Eigentlich war ja das ZDF Spezialist für Scheidungsshows. Was machen Sie anders?

Wir sind keine Show. Beim „Familiengericht“ lege ich besonderen Wert darauf, dass es eine Gerichts- Serie ist. Es ist ein sehr emotionales Programm mit drei Hauptfiguren, dem Richter Engeland und zwei Anwälten, über die wir am Rande der kleinen und großen Familientragödien auch etwas erfahren.

Gibt es hier authentische Fälle?

Es gibt bei uns nur Fälle, die sich Autoren und Redakteure ausdenken: Fälle, die in der Realität passiert sind oder passieren können. Jeder kennt ja eine Familie, die geschieden ist und in der das Sorgerecht in Frage stand.

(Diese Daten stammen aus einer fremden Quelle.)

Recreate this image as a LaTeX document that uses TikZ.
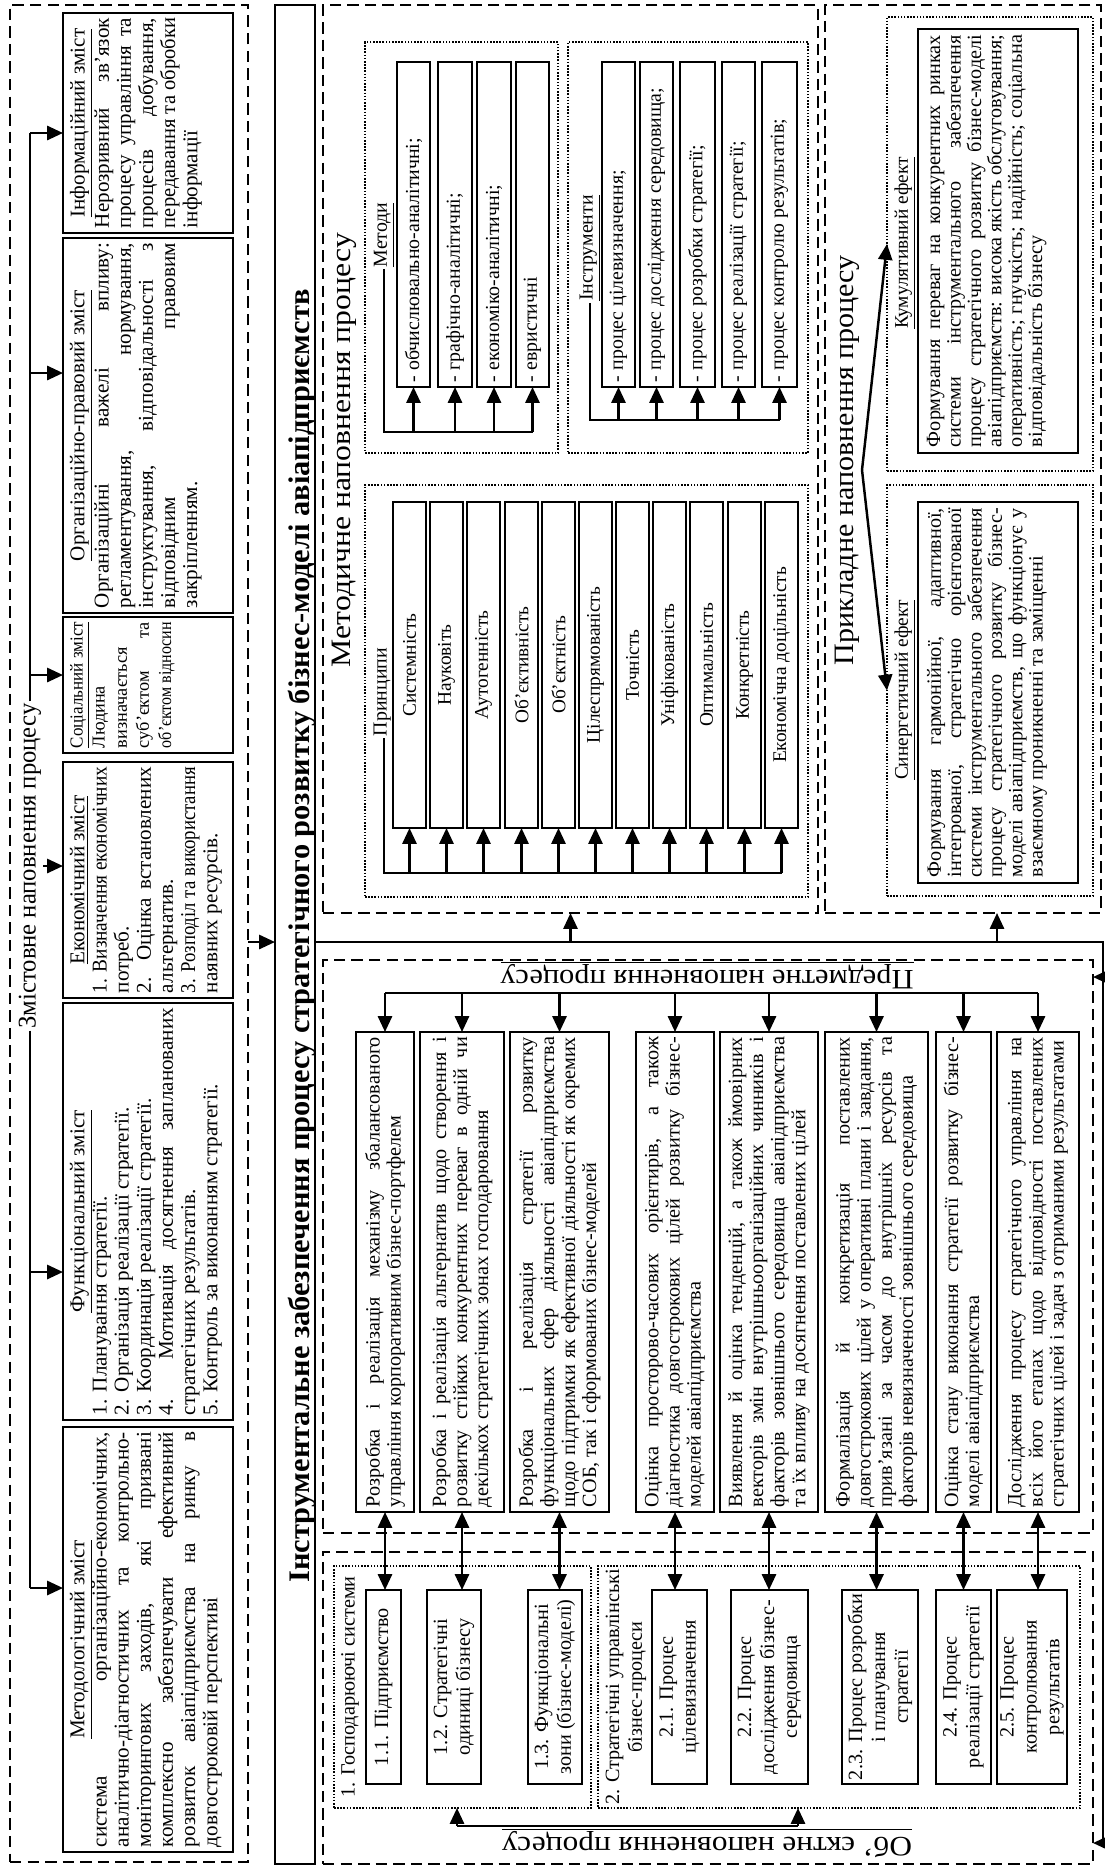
\documentclass[tikz,border=0pt]{standalone}
\usepackage{fontspec}
\setmainfont{Liberation Serif}
\usepackage{graphicx}
\usetikzlibrary{arrows.meta}
\newdimen\pxu \pxu=0.02cm
\newcommand{\jln}[1]{\setbox0=\hbox{#1}\ifdim\wd0>\linewidth\hbox to\linewidth{\resizebox{\linewidth}{\height}{\box0}}\else\hbox to\linewidth{#1}\fi}
\newcommand{\rln}[1]{\setbox0=\hbox{#1}\ifdim\wd0>\linewidth\hbox to\linewidth{\resizebox{\linewidth}{\height}{\box0}}\else\hbox to\linewidth{\box0\hfil}\fi}
\newcommand{\cln}[1]{\setbox0=\hbox{#1}\ifdim\wd0>\linewidth\hbox to\linewidth{\resizebox{\linewidth}{\height}{\box0}}\else\hbox to\linewidth{\hfil\box0\hfil}\fi}
\def\tbpx{5}\def\tbpy{5}\def\tbfont{\fontsize{10.5}{11.9}\selectfont}
\newcommand{\TB}[8][]{%
  \pgfmathsetlengthmacro\tbA{(#6-#4)*\pxu}%
  \pgfmathsetlengthmacro\tbB{(#5-#3)*\pxu}%
  \pgfmathsetlengthmacro\tbTW{(#6-#4-2*\tbpx)*\pxu}%
  \pgfmathsetlengthmacro\tbTH{(#5-#3-2*\tbpy)*\pxu}%
  \node[tb, minimum width=\tbA, minimum height=\tbB, #1] (#2) at ({(#3+#5)/2},{(#4+#6)/2}) {\parbox[c][\tbTH][#7]{\tbTW}{\tbfont #8}};}
\newcommand{\RR}[6][]{%
  \pgfmathsetlengthmacro\rrW{(#5-#3)*\pxu}%
  \pgfmathsetlengthmacro\rrH{(#6-#4)*\pxu}%
  \node[rr, minimum width=\rrW, minimum height=\rrH, #1] (#2) at ({(#3+#5)/2},{(#4+#6)/2}) {};}
\tikzset{
  dsh/.style={draw, line width=1.1pt, dash pattern=on 6.5pt off 3.5pt},
  dtt/.style={draw, line width=1.2pt, dash pattern=on 0.9pt off 0.9pt},
  rr/.style={inner sep=0pt, outer sep=0pt},
  tb/.style={draw, line width=0.75pt, rotate=90, inner sep=0pt, outer sep=0pt},
  conn/.style={line width=1.4pt},
  arr/.style={line width=1.4pt, -{Triangle[length=9pt,width=8pt]}},
  darr/.style={line width=1.4pt, {Triangle[length=9pt,width=8pt]}-{Triangle[length=9pt,width=8pt]}},
  lbl/.style={rotate=90, inner sep=1pt},
  sml/.style={font=\fontsize{11.3}{13}\selectfont},
}
\begin{document}
\begin{tikzpicture}[x=0.02cm, y=-0.02cm]
\fill[white] (0,0) rectangle (1105,1867);
\useasboundingbox (0,0) rectangle (1105,1867);

% ---------- Section A: content ----------
\RR[dsh]{A}{10}{5}{248}{1862}
\def\tbpx{5}\def\tbpy{7}\def\tbfont{\fontsize{12}{12.6}\selectfont}
\TB{A1}{63}{13}{233}{233}{t}{\cln{\underline{Інформаційний зміст}}\jln{Нерозривний зв’язок}\jln{процесу управління та}\jln{процесів добування,}\jln{передавання та обробки}\rln{інформації}}
\TB{A2}{63}{238}{233}{613}{t}{\cln{\underline{Організаційно-правовий зміст}}\jln{Організаційні важелі впливу:}\jln{регламентування, нормування,}\jln{інструктування, відповідальності з}\jln{відповідним правовим}\rln{закріпленням.}}
\def\tbfont{\fontsize{10.4}{12.6}\selectfont}
\TB{A3}{63}{617}{233}{753}{t}{\cln{\underline{Соціальний зміст}}\rln{Людина}\rln{визначається}\jln{суб’єктом та}\rln{об’єктом відносин}}
\def\tbfont{\fontsize{12}{12.6}\selectfont}
\TB{A4}{63}{762}{233}{998}{t}{\cln{\underline{Економічний зміст}}\jln{1. Визначення економічних}\rln{потреб.}\jln{2. Оцінка встановлених}\rln{альтернатив.}\jln{3. Розподіл та використання}\rln{наявних ресурсів.}}
\TB{A5}{63}{1003}{233}{1420}{t}{\cln{\underline{Функціональний зміст}}\rln{1. Планування стратегії.}\rln{2. Організація реалізації стратегії.}\rln{3. Координація реалізації стратегії.}\jln{4. Мотивація досягнення запланованих}\rln{стратегічних результатів.}\rln{5. Контроль за виконанням стратегії.}}
\TB{A6}{63}{1427}{233}{1852}{t}{\cln{\underline{Методологічний зміст}}\jln{система організаційно-економічних,}\jln{аналітично-діагностичних та контрольно-}\jln{моніторингових заходів, які призвані}\jln{комплексно забезпечувати ефективний}\jln{розвиток авіапідприємства на ринку в}\rln{довгостроковій перспективі}}
\node[lbl] (ZL) at (30,866) {\resizebox{325\pxu}{\height}{\fontsize{14.5}{16}\selectfont Змістовне наповнення процесу}};
\coordinate (z1) at (30,133);
\coordinate (z2) at (30,373);
\coordinate (z3) at (30,675);
\coordinate (z5) at (30,1272);
\coordinate (z6) at (30,1588);
\draw[conn] (ZL.east) -- (z1);
\draw[conn] (ZL.west) -- (z6);
\foreach \z/\b in {z1/A1, z2/A2, z3/A3, z5/A5, z6/A6} \draw[arr] (\z) -- (\z -| \b.north);
\draw[arr] (ZL.south) -- (ZL.south -| A4.north);

% ---------- Title ----------
\RR[draw, line width=0.8pt]{T}{275}{5}{315}{1864}
\node[lbl, anchor=base] (TT) at (309,936) {\resizebox{1293\pxu}{\height}{\bfseries\fontsize{17}{20}\selectfont Інструментальне забезпечення процесу стратегічного розвитку бізнес-моделі авіапідприємств}};

% ---------- Methodical ----------
\RR[dsh]{M}{323}{5}{818}{913}
\node[lbl] (ML) at (344,450) {\resizebox{434\pxu}{\height}{\fontsize{16}{18}\selectfont Методичне наповнення процесу}};
\RR[dtt]{MD}{365}{42}{558}{453}
\RR[dtt]{ID}{568}{42}{808}{453}
\RR[dtt]{PD}{365}{485}{808}{897}
\def\tbpx{5}\def\tbpy{2}\def\tbfont{\fontsize{11.3}{13}\selectfont}
\TB{m1}{397}{62}{430}{387}{c}{\rln{- обчислювально-аналітичні;}}
\TB{m2}{438}{62}{472}{387}{c}{\rln{- графічно-аналітичні;}}
\TB{m3}{477}{62}{511}{387}{c}{\rln{- економіко-аналітичні;}}
\TB{m4}{516}{62}{549}{387}{c}{\rln{- евристичні}}
\TB{i1}{602}{62}{635}{387}{c}{\rln{- процес цілевизначення;}}
\TB{i2}{640}{62}{673}{387}{c}{\rln{- процес дослідження середовища;}}
\TB{i3}{680}{62}{715}{387}{c}{\rln{- процес розробки стратегії;}}
\TB{i4}{722}{62}{755}{387}{c}{\rln{- процес реалізації стратегії;}}
\TB{i5}{762}{62}{797}{387}{c}{\rln{- процес контролю результатів;}}
\def\tbfont{\fontsize{11}{13}\selectfont}
\TB{r1}{393}{502}{426}{828}{c}{\cln{Системність}}
\TB{r2}{430}{502}{463}{828}{c}{\cln{Науковіть}}
\TB{r3}{467}{502}{500}{828}{c}{\cln{Аутогенність}}
\TB{r4}{505}{502}{538}{828}{c}{\cln{Об’єктивність}}
\TB{r5}{542}{502}{575}{828}{c}{\cln{Об’єктність}}
\TB{r6}{579}{502}{612}{828}{c}{\cln{Цілеспрямованість}}
\TB{r7}{616}{502}{649}{828}{c}{\cln{Точність}}
\TB{r8}{653}{502}{686}{828}{c}{\cln{Уніфікованість}}
\TB{r9}{690}{502}{723}{828}{c}{\cln{Оптимальність}}
\TB{r10}{728}{502}{761}{828}{c}{\cln{Конкретність}}
\TB{r11}{765}{502}{798}{828}{c}{\cln{Економічна доцільність}}
\node[lbl, sml] (hM) at (384,235) {\underline{Методи}};
\node[lbl, sml] (hI) at (590,248) {\underline{Інструменти}};
\node[lbl, sml] (hP) at (384,692) {\underline{Принципи}};
\coordinate (mbus) at (382,432);
\coordinate (ibus) at (592,420);
\coordinate (rbus) at (382,873);
\draw[conn] (hM.west) -- (hM.west |- mbus) -- (m4.west |- mbus);
\foreach \i in {1,...,4} \draw[arr] (m\i.west |- mbus) -- (m\i.west);
\draw[conn] (hI.west) -- (hI.west |- ibus) -- (i5.west |- ibus);
\foreach \i in {1,...,5} \draw[arr] (i\i.west |- ibus) -- (i\i.west);
\draw[conn] (hP.west) -- (hP.west |- rbus) -- (r11.west |- rbus);
\foreach \i in {1,...,11} \draw[arr] (r\i.west |- rbus) -- (r\i.west);

% ---------- Applied ----------
\RR[dsh]{K}{825}{5}{1101}{913}
\node[lbl] (KL) at (847,460) {\resizebox{410\pxu}{\height}{\fontsize{16}{18}\selectfont Прикладне наповнення процесу}};
\RR[dtt]{KD}{887}{17}{1093}{471}
\RR[dtt]{SD}{887}{485}{1093}{896}
\def\tbpx{6}\def\tbpy{9}\def\tbfont{\fontsize{11.5}{11.6}\selectfont}
\TB{KB}{918}{29}{1078}{453}{t}{\jln{Формування переваг на конкурентних ринках}\jln{системи інструментального забезпечення}\jln{процесу стратегічного розвитку бізнес-моделі}\jln{авіапідприємств: висока якість обслуговування;}\jln{оперативність; гнучкість; надійність; соціальна}\rln{відповідальність бізнесу}}
\TB{SB}{918}{502}{1078}{883}{t}{\jln{Формування гармонійної, адаптивної,}\jln{інтегрованої, стратегічно орієнтованої}\jln{системи інструментального забезпечення}\jln{процесу стратегічного розвитку бізнес-}\jln{моделі авіапідприємств, що функціонує у}\rln{взаємному проникненні та заміщенні}}
\node[lbl, font=\fontsize{11}{12}\selectfont] (hK) at (905,243) {\underline{Кумулятивний ефект}};
\node[lbl, font=\fontsize{11}{12}\selectfont] (hS) at (905,690) {\underline{Синергетичний ефект}};
\coordinate (kv) at (862,470);
\draw[arr] (kv) -- (KD.west);
\draw[arr] (kv) -- (SD.west);

% ---------- Subject ----------
\RR[dsh]{Pd}{323}{960}{1093}{1533}
\node[rotate=180, inner sep=1pt] (PL) at (707,975) {\resizebox{413\pxu}{\height}{\fontsize{16}{18}\selectfont\underline{Предметне наповнення процесу}}};
\def\tbpx{5}\def\tbpy{3}\def\tbfont{\fontsize{11.5}{12}\selectfont}
\TB{p1}{356}{1032}{414}{1512}{c}{\jln{Розробка і реалізація механізму збалансованого}\rln{управління корпоративним бізнес-портфелем}}
\TB{p2}{420}{1032}{504}{1512}{c}{\jln{Розробка і реалізація альтернатив щодо створення і}\jln{розвитку стійких конкурентних переваг в одній чи}\rln{декількох стратегічних зонах господарювання}}
\TB{p3}{510}{1032}{609}{1512}{c}{\jln{Розробка і реалізація стратегії розвитку}\jln{функціональних сфер діяльності авіапідприємства}\jln{щодо підтримки як ефективної діяльності як окремих}\rln{СОБ, так і сформованих бізнес-моделей}}
\TB{p4}{636}{1032}{714}{1512}{c}{\jln{Оцінка просторово-часових орієнтирів, а також}\jln{діагностика довгострокових цілей розвитку бізнес-}\rln{моделей авіапідприємства}}
\TB{p5}{720}{1032}{818}{1512}{c}{\jln{Виявлення й оцінка тенденцій, а також ймовірних}\jln{векторів змін внутрішньоорганізаційних чинників і}\jln{факторів зовнішнього середовища авіапідприємства}\rln{та їх впливу на досягнення поставлених цілей}}
\TB{p6}{825}{1032}{928}{1512}{c}{\jln{Формалізація й конкретизація поставлених}\jln{довгострокових цілей у оперативні плани і завдання,}\jln{прив’язані за часом до внутрішніх ресурсів та}\rln{факторів невизначеності зовнішнього середовища}}
\TB{p7}{936}{1032}{991}{1512}{c}{\jln{Оцінка стану виконання стратегії розвитку бізнес-}\rln{моделі авіапідприємства}}
\TB{p8}{997}{1032}{1079}{1512}{c}{\jln{Дослідження процесу стратегічного управління на}\jln{всіх його етапах щодо відповідності поставлених}\rln{стратегічних цілей і задач з отриманими результатами}}
\coordinate (pbus) at (0,993);
\draw[conn] (p1.east |- pbus) -- (p8.east |- pbus);
\foreach \i in {1,...,8} \draw[arr] (p\i.east |- pbus) -- (p\i.east);

% ---------- Object ----------
\RR[dsh]{Od}{323}{1552}{1093}{1864}
\RR[dtt]{D1}{334}{1566}{591}{1808}
\RR[dtt]{D2}{598}{1566}{1080}{1808}
\def\tbpx{4}\def\tbpy{1}\def\tbfont{\fontsize{11.5}{13}\selectfont}
\TB{o11}{366}{1590}{401}{1784}{c}{\cln{1.1. Підприємство}}
\TB{o12}{427}{1590}{481}{1784}{c}{\cln{1.2. Стратегічні}\cln{одиниці бізнесу}}
\TB{o13}{528}{1590}{582}{1784}{c}{\cln{1.3. Функціональні}\cln{зони (бізнес-моделі)}}
\TB{o21}{652}{1590}{707}{1784}{c}{\cln{2.1. Процес}\cln{цілевизначення}}
\TB{o22}{731}{1590}{808}{1784}{c}{\cln{2.2. Процес}\cln{дослідження бізнес-}\cln{середовища}}
\TB{o23}{842}{1590}{918}{1784}{c}{\jln{2.3. Процес розробки}\cln{і планування}\cln{стратегії}}
\TB{o24}{936}{1590}{991}{1784}{c}{\cln{2.4. Процес}\cln{реалізації стратегії}}
\TB{o25}{997}{1590}{1067}{1784}{c}{\cln{2.5. Процес}\cln{контролювання}\cln{результатів}}
\node[lbl, font=\fontsize{11.5}{13}\selectfont] (h1) at (350,1687) {1. Господарюючі системи};
\node[lbl, align=center, font=\fontsize{11.5}{13}\selectfont] (h2) at (626,1687) {2. Стратегічні управлінські\\бізнес-процеси};
\node[rotate=180, inner sep=1pt] (OL) at (707,1843) {\resizebox{410\pxu}{\height}{\fontsize{16}{18}\selectfont\underline{Об’ єктне наповнення процесу}}};
\coordinate (ob1) at (457,1826);
\coordinate (ob2) at (798,1826);
\draw[conn] (ob1) -- (ob2);
\draw[arr] (ob1) -- (ob1 |- D1.south);
\draw[arr] (ob2) -- (ob2 |- D2.south);
\foreach \i/\j in {p1/o11, p2/o12, p3/o13, p4/o21, p5/o22, p6/o23, p7/o24, p8/o25}
  \draw[darr] (\i.west) -- (\i.west |- \j.east);

% ---------- Main flow ----------
\coordinate (lv) at (0,942);
\coordinate (mR) at (1103,942);
\coordinate (mP) at (1103,977);
\coordinate (mB) at (1103,1843);
\coordinate (kA) at (997,942);
\draw[arr] (A.east |- lv) -- (T.west |- lv);
\draw[conn] (T.east |- lv) -- (mR) -- (mB);
\draw[arr] (M.south |- lv) -- (M.south);
\draw[arr] (kA) -- (kA |- K.south);
\draw[arr] (mP) -- (mP -| Pd.east);
\draw[arr] (mB) -- (mB -| Od.east);
\end{tikzpicture}
\end{document}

Nur Richter und Anwälte sind echt. Wie schwer ist es, sie zu finden?

Ich hatte das Glück, dass fast alle unserer Richterinnen und Richter meine Freunde sind. Meine schlimmste Casting-Zeit ist vorbei. Beim Casting zu „Barbara Salesch“ habe ich 92 Richter verkraftet.

Was war daran schlimm?

Es war wahnsinnig anstrengend. Richter, insbesondere Männer, sind sehr selbstbewusste Menschen, und eigentlich jeder hatte das Gefühl, der geborene Fernsehstar zu sein.

Erklärt sich der Erfolg der Gerichts-Serien auch aus der Sehnsucht der Menschen nach einer gerechten, übergeordneten Figur?

Hundertprozentig. Die Leute wurden aus dem menschlichen Chaos in der einen Talkshow gleich in die nächste Sendung entlassen. Da lag eine Tristesse und eine Depression über dem Nachmittag, selbst wenn es um Busenvergrößerung ging, das Ganze war nicht mehr auszuhalten. Und das Justiz-Genre ist spannend. Es gibt immer eine Lösung, die an Werten orientiert ist, mit denen sich jeder identifizieren kann. Und es hat eine ritualisierte Ordnung, die sehr wohltuend ist.

Das Gespräch führte Thomas Gehringer.